SMUD Bills · Folsom, CA

Why Is My SMUD Bill So High in Summer? The AC Math for Folsom Homes

Published July 2, 2026 · 7 min read

Chart comparing SMUD summer peak and off-peak electricity rates for Folsom homes

A high summer SMUD bill in Folsom is almost never a mystery. It is one appliance — the air conditioner — running its longest hours during the three most expensive hours of the day. The math below uses SMUD’s published 2026 rates, so you can see exactly where the money goes and which of the three fixes pays back first.

Fast answer: On SMUD’s Time-of-Day rate, weekday electricity from 5–8 p.m. (June 1 – September 30) costs $0.3765 per kWh — nearly 3× the $0.1285 off-peak rate. An AC that runs through that window costs roughly $4 per day for those three hours alone. Pre-cool before 5 p.m., keep the system tuned, and replace it when it passes 15 years.

What the SMUD summer rate actually charges

SMUD charges Time-of-Day pricing between June 1 and September 30: $0.3765 per kWh on weekdays from 5 to 8 p.m., and $0.1285 per kWh the rest of the day, per SMUD’s 2026 residential rate schedule. That 2.9× spread is the entire story of a painful August bill — the rate is designed to move load out of the early-evening window, and an AC left on its normal schedule does the opposite.

How much the peak window costs a Folsom AC owner

The peak window costs a typical Folsom home about $4 per weekday in compressor time. A 3-ton central system draws roughly 3.5 kW while running. If it runs through the full 5–8 p.m. window — normal on a 100°F day — that is 10.5 kWh × $0.3765 ≈ $3.95 per day. Across a 90-day summer with weekends at off-peak pricing, the peak window alone adds roughly $250–$350 to the season. An older 10-SEER unit, which wastes 25–40% of its energy compared to a modern system, pushes that number higher still.
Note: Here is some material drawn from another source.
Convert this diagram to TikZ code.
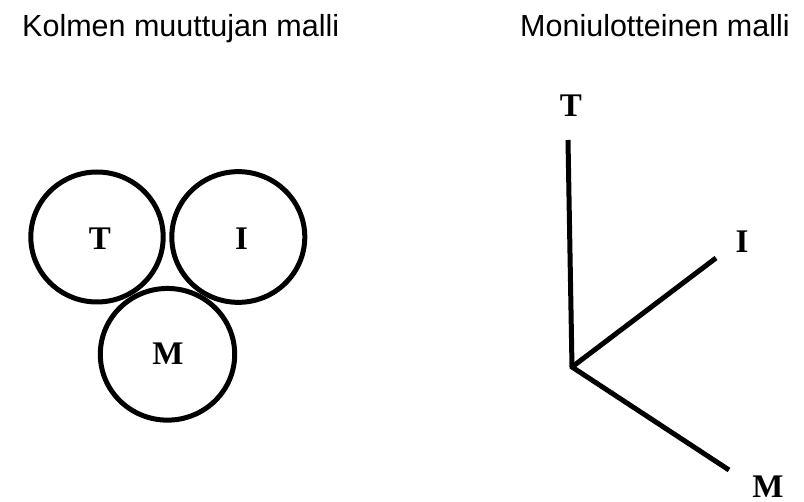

How to cut the bill without touching the equipment

Cutting the bill starts with moving run-time, not replacing hardware. Pre-cool the house to 72°F between 2 and 5 p.m. at the $0.1285 off-peak rate, then set the thermostat to 78°F and let the house coast through the peak window. The compressor does the same total work but bills most of it at one-third the price. Ceiling fans, closed west-facing blinds, and delaying the dishwasher and dryer past 8 p.m. all push load in the same cheap direction.

When the equipment itself is the problem

The equipment is the problem when the run-times themselves are too long. Two thresholds matter. First, maintenance: a well-maintained system runs 15–25% more efficiently than a neglected one — a dirty condenser coil alone can increase energy use by 25%. A $189 spring AC tune-up is the cheapest kilowatt-hours you will ever buy. Second, age: switching from a 10 SEER to a 17–20 SEER system saves the average Folsom household $300–$700 per year on the SMUD bill. If your system is 15+ years old, the AC replacement math now includes SMUD’s 2026 rebates — up to $3,000 for a gas-to-electric heat pump conversion — though the federal 25C tax credit expired December 31, 2025 and no longer applies.

A system that suddenly runs constantly without cooling is a different problem — low refrigerant, a failing capacitor, or restricted airflow — and shows up on the bill before it shows up as a breakdown. Current price ranges for those fixes are in the AC repair cost in Folsom guide.

Frequently asked questions

Why is my SMUD bill so high in summer?

SMUD bills spike in summer because air conditioning is the largest load in the house and it runs hardest during the most expensive hours. Weekday electricity from 5 to 8 p.m. costs $0.3765 per kWh from June through September — nearly three times the off-peak rate.

How much does it cost to run an AC during SMUD peak hours?

A 3-ton system drawing about 3.5 kW that runs the full 5–8 p.m. window uses roughly 10.5 kWh — about $3.95 per weekday at the 2026 peak rate, or roughly $250–$350 across the summer for that window alone.

Can pre-cooling lower a SMUD summer bill?

Pre-cooling can lower the bill because it shifts compressor run-time to off-peak pricing. Cool to 72°F before 5 p.m., then let the house drift to 78°F through the peak window.

Should I tune up or replace my AC to lower the bill?

You should start with a tune-up — 15–25% efficiency recovery for $189 — and consider replacement once the system passes 15 years, where a high-SEER upgrade saves $300–$700 per year and SMUD’s 2026 rebates apply.